1N5
3975 Erie Avenue
Cincinnati, OH 45208
Building Resiliency in Youth
Based on a school's needs, culture and environment, a customized mental health plan is created using 1N5's program bank: a well-researched and curated list of evidence-based mental health education and suicide prevention programs proven to be both safe and effective for youth. This offers the necessary flexibility to meet each school's unique needs. The organization works with 110 area schools, including teachers, caregivers, and 150K students (K-12), and six local universities.
Program goals:
• To create and implement customized, evidence-based mental health programming plans in partner schools
• To equip schools with the necessary tools to implement a progression of mental health programming and suicide prevention
• To increase knowledge of signs and symptoms of mental illness and suicide in youth and school staff
• Individuals will know what to do and feel confident they would take action to help self or someone in mental health crisis
• To decrease the stigma of mental illness/suicide in youth and school staff
• To link youth at risk to necessary mental health treatment with the appropriate agency partner
• To improve students' ability to cope with and receive help for mental, emotional, and social stressors that may contribute to mental distress.

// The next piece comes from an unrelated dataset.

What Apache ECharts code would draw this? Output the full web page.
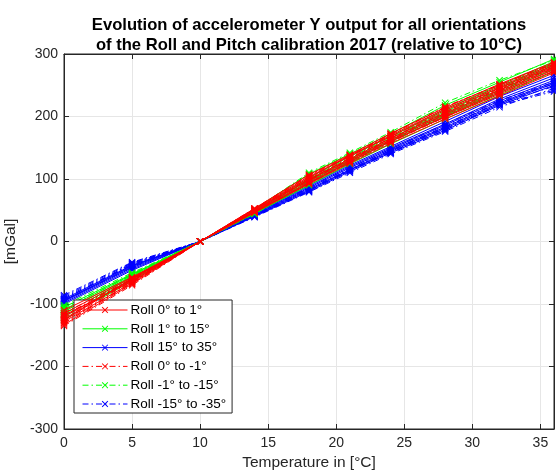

• To increase the local schools we serve by 14%, going from 110 to 125 schools by the end of 2023.
Actual results:
At the time of this grant we planned to add 15 new schools to the BRiY program and ended up adding 40 new school partners. We estimate that funding from this grant helped increase universal knowledge of the signs and symptoms of mental illness and suicide for approximately 220,000 students at 150 regional K-12 schools. Not included in these numbers are the educators, school administrators and staff, and parents/caregivers of the students we serve who were also impacted by our programming.
We are thrilled with the impact our growth enabled us this past year. Outcomes are measured through pre/post climate surveys, feedback provided by participants, and monitoring by school administrators. Measurements include knowledge change, stigma levels, awareness, and prosocial helping behaviors pre/post programming.
Results experienced by educators, school staff, and caregivers after QPR training:
Increased knowledge about mental health: After training, 95% of responders had a High or Somewhat High level of understanding, compared to 42% prior.
Know how to help someone in a mental health crisis: After training, 85% of responders felt strongly they would intervene, compared to 44% prior.
Increased knowledge of resources to help with suicide ideation: After training, 92% of responders had a High or Somewhat High level of understanding, compared to 35% prior.
At the start of the grant term we served Hamilton, Clermont, Warren, and Butler counties in Ohio, and Kenton, Campbell and Boone counties in Kentucky. Over the course of this year the Building Resiliency in Youth program has expanded into Montgomery, Highland, and Ross counties in Ohio and Pendleton county in Kentucky.
Program staff have conducted 399 training sessions to date in 2023, compared to 250 in 2022, a 63% increase. Already scheduled in 2024 are 66 training sessions.